--- begin SOURCE MATERIAL ---

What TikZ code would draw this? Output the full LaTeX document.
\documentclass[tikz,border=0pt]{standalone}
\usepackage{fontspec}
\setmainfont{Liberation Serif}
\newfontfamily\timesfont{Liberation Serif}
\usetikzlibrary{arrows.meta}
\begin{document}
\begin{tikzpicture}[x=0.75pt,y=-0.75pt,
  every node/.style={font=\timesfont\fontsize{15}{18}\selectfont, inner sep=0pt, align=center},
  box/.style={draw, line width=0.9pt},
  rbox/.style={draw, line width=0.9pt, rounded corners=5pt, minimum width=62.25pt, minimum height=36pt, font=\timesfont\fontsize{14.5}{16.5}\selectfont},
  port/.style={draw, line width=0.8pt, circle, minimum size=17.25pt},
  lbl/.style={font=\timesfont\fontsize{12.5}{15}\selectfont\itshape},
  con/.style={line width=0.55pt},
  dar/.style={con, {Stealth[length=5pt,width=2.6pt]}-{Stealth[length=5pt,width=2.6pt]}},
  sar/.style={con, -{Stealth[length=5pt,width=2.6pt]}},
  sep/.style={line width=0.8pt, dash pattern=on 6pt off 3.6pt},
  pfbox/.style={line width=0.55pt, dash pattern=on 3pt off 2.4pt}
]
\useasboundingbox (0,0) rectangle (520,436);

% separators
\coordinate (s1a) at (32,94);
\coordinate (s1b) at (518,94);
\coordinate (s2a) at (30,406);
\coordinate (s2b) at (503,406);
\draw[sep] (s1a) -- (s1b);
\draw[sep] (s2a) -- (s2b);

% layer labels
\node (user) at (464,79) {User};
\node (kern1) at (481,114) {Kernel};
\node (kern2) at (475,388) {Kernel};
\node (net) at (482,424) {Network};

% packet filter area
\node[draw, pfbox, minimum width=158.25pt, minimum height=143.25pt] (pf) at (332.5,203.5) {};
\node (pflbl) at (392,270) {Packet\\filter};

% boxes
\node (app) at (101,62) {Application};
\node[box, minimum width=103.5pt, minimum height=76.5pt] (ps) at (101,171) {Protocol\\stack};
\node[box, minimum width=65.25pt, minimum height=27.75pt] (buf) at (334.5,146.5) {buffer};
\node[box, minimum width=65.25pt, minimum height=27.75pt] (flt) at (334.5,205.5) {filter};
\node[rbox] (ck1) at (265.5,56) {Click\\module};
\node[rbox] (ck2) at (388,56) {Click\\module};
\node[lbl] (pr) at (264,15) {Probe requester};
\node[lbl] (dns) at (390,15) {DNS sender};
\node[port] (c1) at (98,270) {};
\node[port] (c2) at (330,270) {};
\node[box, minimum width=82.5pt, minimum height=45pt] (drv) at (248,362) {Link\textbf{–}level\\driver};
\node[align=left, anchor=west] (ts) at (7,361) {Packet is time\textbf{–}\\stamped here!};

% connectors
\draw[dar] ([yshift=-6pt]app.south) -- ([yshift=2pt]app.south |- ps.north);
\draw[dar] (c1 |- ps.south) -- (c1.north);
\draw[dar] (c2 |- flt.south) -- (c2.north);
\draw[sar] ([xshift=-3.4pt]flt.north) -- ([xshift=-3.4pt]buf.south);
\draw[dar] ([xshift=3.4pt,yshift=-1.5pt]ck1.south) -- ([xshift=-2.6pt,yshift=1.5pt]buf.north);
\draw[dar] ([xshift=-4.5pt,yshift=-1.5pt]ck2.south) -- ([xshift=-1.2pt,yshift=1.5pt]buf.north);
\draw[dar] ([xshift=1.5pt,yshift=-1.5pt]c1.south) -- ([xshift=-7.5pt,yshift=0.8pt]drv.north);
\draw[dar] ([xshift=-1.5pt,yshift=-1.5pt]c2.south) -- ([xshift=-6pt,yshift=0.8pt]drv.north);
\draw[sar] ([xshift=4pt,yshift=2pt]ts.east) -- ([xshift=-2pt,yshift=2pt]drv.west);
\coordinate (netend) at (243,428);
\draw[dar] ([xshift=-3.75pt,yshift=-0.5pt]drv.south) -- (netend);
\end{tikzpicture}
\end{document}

--- end SOURCE MATERIAL ---

| EXERCISE PROMPT |
Extract, word for word, each line of the listing above.

| SOLVED PROBLEM |
What TikZ code would draw this? Output the full LaTeX document.
\documentclass[tikz,border=0pt]{standalone}
\usepackage{fontspec}
\setmainfont{Liberation Serif}
\newfontfamily\timesfont{Liberation Serif}
\usetikzlibrary{arrows.meta}
\begin{document}
\begin{tikzpicture}[x=0.75pt,y=-0.75pt,
  every node/.style={font=\timesfont\fontsize{15}{18}\selectfont, inner sep=0pt, align=center},
  box/.style={draw, line width=0.9pt},
  rbox/.style={draw, line width=0.9pt, rounded corners=5pt, minimum width=62.25pt, minimum height=36pt, font=\timesfont\fontsize{14.5}{16.5}\selectfont},
  port/.style={draw, line width=0.8pt, circle, minimum size=17.25pt},
  lbl/.style={font=\timesfont\fontsize{12.5}{15}\selectfont\itshape},
  con/.style={line width=0.55pt},
  dar/.style={con, {Stealth[length=5pt,width=2.6pt]}-{Stealth[length=5pt,width=2.6pt]}},
  sar/.style={con, -{Stealth[length=5pt,width=2.6pt]}},
  sep/.style={line width=0.8pt, dash pattern=on 6pt off 3.6pt},
  pfbox/.style={line width=0.55pt, dash pattern=on 3pt off 2.4pt}
]
\useasboundingbox (0,0) rectangle (520,436);

% separators
\coordinate (s1a) at (32,94);
\coordinate (s1b) at (518,94);
\coordinate (s2a) at (30,406);
\coordinate (s2b) at (503,406);
\draw[sep] (s1a) -- (s1b);
\draw[sep] (s2a) -- (s2b);

% layer labels
\node (user) at (464,79) {User};
\node (kern1) at (481,114) {Kernel};
\node (kern2) at (475,388) {Kernel};
\node (net) at (482,424) {Network};

% packet filter area
\node[draw, pfbox, minimum width=158.25pt, minimum height=143.25pt] (pf) at (332.5,203.5) {};
\node (pflbl) at (392,270) {Packet\\filter};

% boxes
\node (app) at (101,62) {Application};
\node[box, minimum width=103.5pt, minimum height=76.5pt] (ps) at (101,171) {Protocol\\stack};
\node[box, minimum width=65.25pt, minimum height=27.75pt] (buf) at (334.5,146.5) {buffer};
\node[box, minimum width=65.25pt, minimum height=27.75pt] (flt) at (334.5,205.5) {filter};
\node[rbox] (ck1) at (265.5,56) {Click\\module};
\node[rbox] (ck2) at (388,56) {Click\\module};
\node[lbl] (pr) at (264,15) {Probe requester};
\node[lbl] (dns) at (390,15) {DNS sender};
\node[port] (c1) at (98,270) {};
\node[port] (c2) at (330,270) {};
\node[box, minimum width=82.5pt, minimum height=45pt] (drv) at (248,362) {Link\textbf{–}level\\driver};
\node[align=left, anchor=west] (ts) at (7,361) {Packet is time\textbf{–}\\stamped here!};

% connectors
\draw[dar] ([yshift=-6pt]app.south) -- ([yshift=2pt]app.south |- ps.north);
\draw[dar] (c1 |- ps.south) -- (c1.north);
\draw[dar] (c2 |- flt.south) -- (c2.north);
\draw[sar] ([xshift=-3.4pt]flt.north) -- ([xshift=-3.4pt]buf.south);
\draw[dar] ([xshift=3.4pt,yshift=-1.5pt]ck1.south) -- ([xshift=-2.6pt,yshift=1.5pt]buf.north);
\draw[dar] ([xshift=-4.5pt,yshift=-1.5pt]ck2.south) -- ([xshift=-1.2pt,yshift=1.5pt]buf.north);
\draw[dar] ([xshift=1.5pt,yshift=-1.5pt]c1.south) -- ([xshift=-7.5pt,yshift=0.8pt]drv.north);
\draw[dar] ([xshift=-1.5pt,yshift=-1.5pt]c2.south) -- ([xshift=-6pt,yshift=0.8pt]drv.north);
\draw[sar] ([xshift=4pt,yshift=2pt]ts.east) -- ([xshift=-2pt,yshift=2pt]drv.west);
\coordinate (netend) at (243,428);
\draw[dar] ([xshift=-3.75pt,yshift=-0.5pt]drv.south) -- (netend);
\end{tikzpicture}
\end{document}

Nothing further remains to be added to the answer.